Muskegon County Prosecuting Attorney D.J. Hilson talked about afterschool programs in Michigan and his experience as the President of the Board of Directors of the Boys & Girls Club of Muskegon Lake Shore. “In Michigan, over 625,000 students are waiting to enroll in afterschool programs, and 375,000 are alone and unsupervised during after-school hours,” he said.
Hilson recounted his experience with the Boys & Girls Club, pointing to the powerful impact of these programs on kids’ lives, as well as the vital role federal funding plays in creating these opportunities for kids. “The most important federal dollars we rely on are the 21st Century Community Learning Center [CCLC] grants. These programs absolutely have to have that money to succeed,” Hilson noted. Hilson concluded by underscoring how much of a difference it makes to keep kids engaged in positive activities during the hours after school.
Deputy Chief of Police Todd Bettison offered his experience with the Detroit Police Athletic League (PAL) program and working within different communities. He noted that funding for afterschool is crucial to closing the equity gap between more affluent families and families that have fewer financial resources. Deputy Chief Bettison also touted the ability of these programs to help kids, families, and the community as a whole.
“You not only have a safe place for kids after school, but these programs also galvanize the family,” Bettison noted. He explained that the strong relationships that can be built between these families and the overall communities, including law enforcement, helps boost cohesion and unity. He also echoed Hilson’s earlier remarks on the vital role that 21st CCLC grants play in making these programs possible.
Dakota Crow agreed with Bettison’s sentiments and talked about his own experience as the Chief Professional Officer of the Muskegon Boys and Girls Club. “We started with 30 kids, day one,” he noted. “Now we have 10 sites during the summer, and seven sites year-round,” Crow said, also connecting the success of the program in part to the resources afforded by the federal 21st Century Learning Center grants. Crow emphasized the results these programs generate in the Muskegon community. “One in five kids has nowhere to go during the after-school hours,” he pointed out, going on to note that that figure represents thousands of kids, and that’s just one community of many across the state. “That sense of community means everything [for these kids].”
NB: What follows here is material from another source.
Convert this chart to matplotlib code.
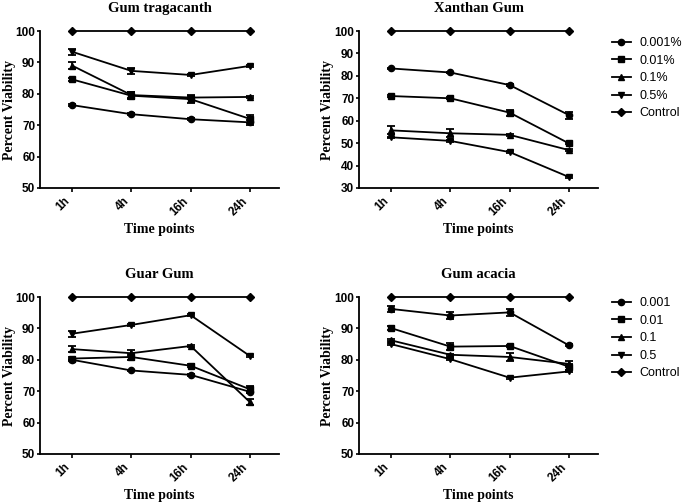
import numpy as np
import matplotlib
matplotlib.use("Agg")
import matplotlib.pyplot as plt
from matplotlib.lines import Line2D
from matplotlib.transforms import ScaledTranslation

# time points shared by all panels
times = ["1h", "4h", "16h", "24h"]

# Gum tragacanth
gt_001 = [76.4, 73.5, 71.9, 70.9]
gt_01 = [84.6, 79.4, 78.3, 72.0]
gt_1 = [89.0, 79.6, 78.8, 79.0]
gt_5 = [93.4, 87.3, 86.0, 88.9]
gt_ctrl = [100, 100, 100, 100]
gt_001_err = [0.3, 0.3, 0.3, 0.8]
gt_01_err = [0.4, 1.2, 1.3, 1.2]
gt_1_err = [1.2, 1.0, 0.4, 0.3]
gt_5_err = [1.0, 0.9, 0.4, 0.3]

# Xanthan gum
xg_001 = [83.3, 81.5, 75.9, 62.5]
xg_01 = [71.0, 70.0, 63.6, 49.9]
xg_1 = [55.7, 54.4, 53.7, 46.9]
xg_5 = [52.6, 51.0, 46.0, 34.9]
xg_ctrl = [100, 100, 100, 100]
xg_001_err = [0.3, 0.3, 0.3, 1.6]
xg_01_err = [0.3, 0.4, 1.3, 0.4]
xg_1_err = [1.8, 1.8, 0.3, 0.3]
xg_5_err = [0.3, 0.4, 0.3, 0.3]

# Guar gum
gg_001 = [80.0, 76.6, 75.2, 69.8]
gg_01 = [80.4, 80.9, 78.1, 70.6]
gg_1 = [83.4, 82.1, 84.4, 66.5]
gg_5 = [88.3, 91.1, 94.2, 81.2]
gg_ctrl = [100, 100, 100, 100]
gg_001_err = [0.3, 0.3, 0.3, 0.4]
gg_01_err = [0.5, 1.0, 0.5, 1.2]
gg_1_err = [1.0, 1.0, 0.3, 1.0]
gg_5_err = [1.0, 0.3, 0.3, 0.3]

# Gum acacia
ga_001 = [96.2, 94.1, 95.1, 84.6]
ga_01 = [90.1, 84.2, 84.4, 77.8]
ga_1 = [86.2, 81.6, 80.9, 78.7]
ga_5 = [85.0, 80.2, 74.3, 76.3]
ga_ctrl = [100, 100, 100, 100]
ga_001_err = [1.0, 1.0, 1.2, 0.3]
ga_01_err = [0.7, 1.1, 0.4, 1.0]
ga_1_err = [0.3, 0.3, 1.2, 1.0]
ga_5_err = [0.3, 0.3, 0.3, 0.3]

labels_pct = ["0.001%", "0.01%", "0.1%", "0.5%", "Control"]
labels_num = ["0.001", "0.01", "0.1", "0.5", "Control"]
markers = ["o", "s", "^", "v", "D"]

panels = [
    ("Gum tragacanth", [gt_001, gt_01, gt_1, gt_5, gt_ctrl],
     [gt_001_err, gt_01_err, gt_1_err, gt_5_err, None], (50, 100), None),
    ("Xanthan Gum", [xg_001, xg_01, xg_1, xg_5, xg_ctrl],
     [xg_001_err, xg_01_err, xg_1_err, xg_5_err, None], (30, 100), labels_pct),
    ("Guar Gum", [gg_001, gg_01, gg_1, gg_5, gg_ctrl],
     [gg_001_err, gg_01_err, gg_1_err, gg_5_err, None], (50, 100), None),
    ("Gum acacia", [ga_001, ga_01, ga_1, ga_5, ga_ctrl],
     [ga_001_err, ga_01_err, ga_1_err, ga_5_err, None], (50, 100), labels_num),
]

# axes boxes in figure fraction (left, bottom, width, height)
W, H = 685, 504
AW, AH = 239, 157
boxes = [
    (40 / W, 1 - 188 / H, AW / W, AH / H),
    (359 / W, 1 - 188 / H, AW / W, AH / H),
    (40 / W, 1 - 454 / H, AW / W, AH / H),
    (359 / W, 1 - 454 / H, AW / W, AH / H),
]
legend_pos = [None, (612 / W, 1 - 37 / H), None, (612 / W, 1 - 297 / H)]

sans = "Liberation Sans"
serif = "Liberation Serif"

fig = plt.figure(figsize=(6.85, 5.04), dpi=100)
x = np.arange(len(times))

for (title, series, errs, ylim, leg_labels), box, lpos in zip(panels, boxes, legend_pos):
    ax = fig.add_axes(box)
    handles = []
    for vals, err, m in zip(series, errs, markers):
        ms = 4.5 if m != "D" else 4
        ax.errorbar(x, vals, yerr=err, color="black", marker=m,
                    markersize=ms, lw=1.3,
                    elinewidth=1.3, capsize=3, capthick=1.3, clip_on=False,
                    zorder=3)
        handles.append(Line2D([], [], color="black", marker=m, markersize=ms, lw=1.3))
    ax.set_xlim(-0.54, 3.49)
    ax.set_ylim(*ylim)
    ax.set_yticks(np.arange(ylim[0], ylim[1] + 1, 10))
    ax.set_xticks(x)
    ax.set_xticklabels(times, rotation=45, ha="right", va="top",
                       fontfamily=sans, fontweight="bold", fontsize=8.5)
    for lab in ax.get_xticklabels():
        lab.set_transform(lab.get_transform() + ScaledTranslation(4 / 100, 0, fig.dpi_scale_trans))
    for lab in ax.get_yticklabels():
        lab.set_fontfamily(sans)
        lab.set_fontweight("bold")
        lab.set_fontsize(8.5)
    ax.spines["top"].set_visible(False)
    ax.spines["right"].set_visible(False)
    ax.spines["left"].set_linewidth(1.3)
    ax.spines["bottom"].set_linewidth(1.3)
    ax.tick_params(axis="y", length=2.5, width=1.2, pad=1)
    ax.tick_params(axis="x", length=3, width=1.2, pad=2)
    ax.set_title(title, fontfamily=serif, fontweight="bold", fontsize=10.5, pad=14)
    ax.set_xlabel("Time points", fontfamily=serif, fontweight="bold", fontsize=10, va="center")
    ax.set_ylabel("Percent Viability", fontfamily=serif, fontweight="bold", fontsize=10, va="center")
    ax.xaxis.set_label_coords(0.5, -41 / AH)
    ax.yaxis.set_label_coords(-31 / AW, 0.5)
    if leg_labels is not None:
        fig.legend(handles, leg_labels, loc="upper left", bbox_to_anchor=lpos,
                   frameon=False, prop={"family": sans, "size": 9},
                   handlelength=1.5, handletextpad=0.7, labelspacing=0.45,
                   borderpad=0, borderaxespad=0)

fig.savefig("out.png", dpi=100)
Crow also discussed how the Boys and Girls Club plans to adjust and adapt the program to accommodate the evolving needs of working families today. “We’ve seen people step up” during this challenging time, Crow said. Tactics including everything from virtual sessions to wellness checks have been a part of the plan, but Crow emphasized that OST providers have realized that in-person contact is crucial. He added that they have had tremendous fidelity to all safety requirements, but that they have made a point of continuing to have a safe place for kids that still incorporates learning, support, and engagement.
State Senator Wayne Schmidt also offered supportive remarks, saying that “high-quality afterschool programming plays an essential role in deterring juvenile crime. Now, more than ever, we need to make meaningful investments in these programs to protect young people, support working families, and uplift the community.”
The main takeaway from all of the speakers, and the brief, is that high-quality afterschool and OST programs engage young people in a way that alters their lives for the better, including boosting academic, social, and emotional skills.
However, these positive outcomes are only possible when community support and funding, including federal funding, coalesce to provide these opportunities. And this commitment continues to be essential in the age of COVID-19, as Michigan works toward a safer future for its communities while fostering more positive, productive lives for its children.